On Fri, Nov 11, 2011 at 3:59 AM, Nick Treleaven nick.treleaven@btinternet.com wrote:
On 08/11/2011 21:21, Lex Trotman wrote:
On Wed, Nov 9, 2011 at 3:40 AM, Nick Treleaven nick.treleaven@btinternet.com wrote:
On 04/11/2011 00:21, Lex Trotman wrote:
- long functions cause bugs
Rubbish, wrong functions cause bugs no matter how long, and being unable to see the whole logic leads to wrong design.
Long simple functions are Ok. Obscuring the logic is obviously bad. Sub-functions should be near the function that uses it if the sub-function is only used once.
Agree with that, but just note that breaking out a sub-function should only happen if it is a logically separate operation. Breaking out something that is purely a part of a bigger operation just hides logic. For example if you can describe "this function furgles the foobar" then it *may* be a candidate for separation, but "this function does part of furgling the foobar" should not be considered separable. This applies to code re-use too, just because two things have substantially the same code, don't share a function unless it has a sensible describable purpose.
- too many variables in one place cause bugs
Thats what declarations in inner blocks are for :)
That helps a bit, but the more things you have to keep track of the more likely you'll forget to initialize a variable that needs it or forget to free memory or other bugs.
Agree, initialisation should be in declarations or immediately after if thats not possible.
I'm sure there are statisics to back this up, it's well known in code analysis/reliability circles.
And there are also statistics that say the opposite, that breaking it up too far over complicates things and causes unreliability.
Agree, I should have included some numbers in my points.

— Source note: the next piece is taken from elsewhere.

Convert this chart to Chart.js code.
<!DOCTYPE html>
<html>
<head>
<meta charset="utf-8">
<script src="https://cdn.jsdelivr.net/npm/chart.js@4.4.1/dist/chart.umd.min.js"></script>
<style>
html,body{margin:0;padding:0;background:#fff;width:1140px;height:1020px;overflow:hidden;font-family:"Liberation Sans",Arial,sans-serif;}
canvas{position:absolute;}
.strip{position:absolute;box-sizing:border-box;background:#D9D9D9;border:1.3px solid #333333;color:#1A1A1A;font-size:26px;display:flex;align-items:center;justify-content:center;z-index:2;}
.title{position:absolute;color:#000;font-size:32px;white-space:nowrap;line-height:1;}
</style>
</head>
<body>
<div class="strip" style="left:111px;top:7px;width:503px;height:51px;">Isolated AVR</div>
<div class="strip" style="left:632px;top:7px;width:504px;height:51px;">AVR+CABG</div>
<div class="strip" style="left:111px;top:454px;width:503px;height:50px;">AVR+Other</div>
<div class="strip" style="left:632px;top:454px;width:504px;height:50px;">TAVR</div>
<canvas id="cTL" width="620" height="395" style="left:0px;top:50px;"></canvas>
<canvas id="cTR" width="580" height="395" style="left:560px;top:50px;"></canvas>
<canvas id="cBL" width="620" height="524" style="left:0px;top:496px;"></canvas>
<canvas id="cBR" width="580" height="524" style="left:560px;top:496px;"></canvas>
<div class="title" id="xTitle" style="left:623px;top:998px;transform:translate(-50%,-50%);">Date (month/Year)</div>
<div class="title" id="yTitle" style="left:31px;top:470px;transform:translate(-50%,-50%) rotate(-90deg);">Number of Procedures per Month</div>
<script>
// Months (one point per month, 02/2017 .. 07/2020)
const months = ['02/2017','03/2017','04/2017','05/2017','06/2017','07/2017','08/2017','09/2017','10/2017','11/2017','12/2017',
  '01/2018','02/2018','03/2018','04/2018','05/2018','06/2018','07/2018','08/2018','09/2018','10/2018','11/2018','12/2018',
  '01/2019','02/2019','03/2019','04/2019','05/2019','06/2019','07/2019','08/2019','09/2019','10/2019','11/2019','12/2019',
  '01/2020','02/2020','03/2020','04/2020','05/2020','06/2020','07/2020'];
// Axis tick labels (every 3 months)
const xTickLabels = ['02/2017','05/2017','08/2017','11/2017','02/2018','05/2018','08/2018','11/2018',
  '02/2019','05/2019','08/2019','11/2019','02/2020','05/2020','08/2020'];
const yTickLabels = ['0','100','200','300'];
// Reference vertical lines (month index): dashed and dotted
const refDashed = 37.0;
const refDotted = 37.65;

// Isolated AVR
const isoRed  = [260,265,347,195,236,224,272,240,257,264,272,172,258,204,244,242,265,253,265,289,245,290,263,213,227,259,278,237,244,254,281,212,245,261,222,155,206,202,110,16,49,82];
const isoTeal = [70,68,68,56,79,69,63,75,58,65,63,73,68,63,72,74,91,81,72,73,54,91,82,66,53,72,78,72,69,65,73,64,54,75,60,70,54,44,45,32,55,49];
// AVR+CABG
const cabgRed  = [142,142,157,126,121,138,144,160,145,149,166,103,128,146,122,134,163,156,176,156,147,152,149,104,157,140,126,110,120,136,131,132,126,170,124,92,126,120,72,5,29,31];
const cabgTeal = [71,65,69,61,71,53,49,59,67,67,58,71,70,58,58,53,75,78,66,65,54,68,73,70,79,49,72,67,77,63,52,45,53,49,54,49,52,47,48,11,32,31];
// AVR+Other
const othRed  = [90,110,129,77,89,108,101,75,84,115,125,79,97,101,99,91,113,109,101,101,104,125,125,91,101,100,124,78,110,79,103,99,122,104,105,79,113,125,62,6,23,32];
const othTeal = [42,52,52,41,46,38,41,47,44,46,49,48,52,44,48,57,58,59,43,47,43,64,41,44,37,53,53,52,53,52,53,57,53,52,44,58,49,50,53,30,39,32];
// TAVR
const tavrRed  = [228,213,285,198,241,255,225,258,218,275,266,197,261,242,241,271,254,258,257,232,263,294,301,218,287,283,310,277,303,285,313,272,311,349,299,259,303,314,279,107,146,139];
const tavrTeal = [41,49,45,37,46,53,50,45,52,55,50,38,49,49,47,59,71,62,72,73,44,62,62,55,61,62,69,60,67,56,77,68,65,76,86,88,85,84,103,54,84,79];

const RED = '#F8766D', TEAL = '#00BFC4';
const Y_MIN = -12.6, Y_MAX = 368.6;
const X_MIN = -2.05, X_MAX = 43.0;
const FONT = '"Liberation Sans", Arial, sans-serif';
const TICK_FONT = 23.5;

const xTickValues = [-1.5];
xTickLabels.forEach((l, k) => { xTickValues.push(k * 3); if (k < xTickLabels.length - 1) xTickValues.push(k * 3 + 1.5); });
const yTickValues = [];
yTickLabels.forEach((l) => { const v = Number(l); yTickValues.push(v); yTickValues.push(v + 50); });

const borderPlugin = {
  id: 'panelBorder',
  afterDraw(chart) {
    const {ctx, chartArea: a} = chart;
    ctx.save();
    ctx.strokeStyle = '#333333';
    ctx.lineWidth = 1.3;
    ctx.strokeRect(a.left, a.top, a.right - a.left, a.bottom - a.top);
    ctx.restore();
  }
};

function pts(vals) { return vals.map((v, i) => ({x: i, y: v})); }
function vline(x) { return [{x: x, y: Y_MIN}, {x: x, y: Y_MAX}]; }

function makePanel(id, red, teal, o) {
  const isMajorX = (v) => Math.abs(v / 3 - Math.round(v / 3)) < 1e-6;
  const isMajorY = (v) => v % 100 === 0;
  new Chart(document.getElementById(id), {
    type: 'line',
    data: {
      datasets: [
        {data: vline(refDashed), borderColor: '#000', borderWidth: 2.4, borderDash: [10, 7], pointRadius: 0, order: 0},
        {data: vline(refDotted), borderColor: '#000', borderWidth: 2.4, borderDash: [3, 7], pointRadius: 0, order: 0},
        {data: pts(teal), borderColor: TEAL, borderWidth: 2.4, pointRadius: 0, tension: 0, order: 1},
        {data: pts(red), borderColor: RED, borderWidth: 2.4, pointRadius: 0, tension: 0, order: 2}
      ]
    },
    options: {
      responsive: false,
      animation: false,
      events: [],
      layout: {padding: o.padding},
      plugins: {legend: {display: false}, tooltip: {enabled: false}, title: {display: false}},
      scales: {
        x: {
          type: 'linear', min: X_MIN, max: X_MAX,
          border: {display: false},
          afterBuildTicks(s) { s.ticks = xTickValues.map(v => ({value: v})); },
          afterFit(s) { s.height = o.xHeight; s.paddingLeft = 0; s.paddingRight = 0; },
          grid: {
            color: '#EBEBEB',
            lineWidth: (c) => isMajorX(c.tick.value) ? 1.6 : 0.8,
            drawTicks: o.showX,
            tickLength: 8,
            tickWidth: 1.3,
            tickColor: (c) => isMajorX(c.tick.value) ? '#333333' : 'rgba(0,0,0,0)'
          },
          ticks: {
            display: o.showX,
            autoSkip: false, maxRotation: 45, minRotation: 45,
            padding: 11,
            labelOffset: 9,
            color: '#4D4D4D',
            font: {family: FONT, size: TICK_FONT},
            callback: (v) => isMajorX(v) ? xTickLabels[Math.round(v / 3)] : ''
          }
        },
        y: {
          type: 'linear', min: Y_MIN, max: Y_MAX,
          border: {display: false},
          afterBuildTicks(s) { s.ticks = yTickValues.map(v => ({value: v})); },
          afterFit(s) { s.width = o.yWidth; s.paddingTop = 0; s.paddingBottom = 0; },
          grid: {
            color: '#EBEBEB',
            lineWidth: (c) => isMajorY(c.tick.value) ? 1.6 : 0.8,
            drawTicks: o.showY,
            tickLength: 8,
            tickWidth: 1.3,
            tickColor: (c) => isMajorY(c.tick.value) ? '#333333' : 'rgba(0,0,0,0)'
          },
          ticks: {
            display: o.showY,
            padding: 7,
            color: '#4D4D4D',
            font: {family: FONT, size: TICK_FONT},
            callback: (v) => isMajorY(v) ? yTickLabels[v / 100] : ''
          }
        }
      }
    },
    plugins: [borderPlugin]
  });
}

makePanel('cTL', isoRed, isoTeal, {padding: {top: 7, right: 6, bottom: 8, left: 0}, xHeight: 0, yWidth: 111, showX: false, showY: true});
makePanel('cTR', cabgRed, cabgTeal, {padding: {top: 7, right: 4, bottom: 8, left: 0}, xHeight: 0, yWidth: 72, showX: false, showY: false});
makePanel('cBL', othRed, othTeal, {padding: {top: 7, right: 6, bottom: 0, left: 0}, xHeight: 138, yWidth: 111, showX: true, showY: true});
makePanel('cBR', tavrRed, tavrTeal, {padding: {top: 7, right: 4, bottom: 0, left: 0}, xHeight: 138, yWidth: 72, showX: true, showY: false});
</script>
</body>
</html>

It depends on context, but I would say a function longer than 15 lines may be too long. More than about 7 variables can get hard to keep track of everything.
We are both looking for the same result, more understandable and maintainable code.
But these specifics is where we disagree :)
Much of my experience is in the defence/aerospace sector which is mildly interested in reliability.
The coding standards used in this area tend not to be public, but a typical one that is available is the Joint Strike Fighter Air Vehicle coding rules http://www.research.att.com/~bs/JSF-AV-rules.pdf. This is for a system with rather more important reliability needs than Geany.
Whilst this is for C++, the general parts are applicable to C, in particular code size and complexity (3.2). Note that it separates the size from the complexity.
The size limit 200 logical SLOC is somewhat at the upper end of those I have seen, but 50 to 200 is the sort of range, and this is not required to be verified.
More important is the complexity, and this is required to be verified. This standard uses cyclomatic complexity as its measure, see Appendix A, but which measure is irrelevant.
The point is that the example in Appendix A is way under the complexity limits allowed, but I suspect would fail the Nick test as you outlined it here :)
I believe that your recommendations (for the best of motives) err dangerously on the too small side and would tend to decrease maintainability and reliability.
But as I said in the beginning YMMV :)
So long as we talk about it when we think it is a problem, and don't go unilaterally modifying code just to change this, it will be ok.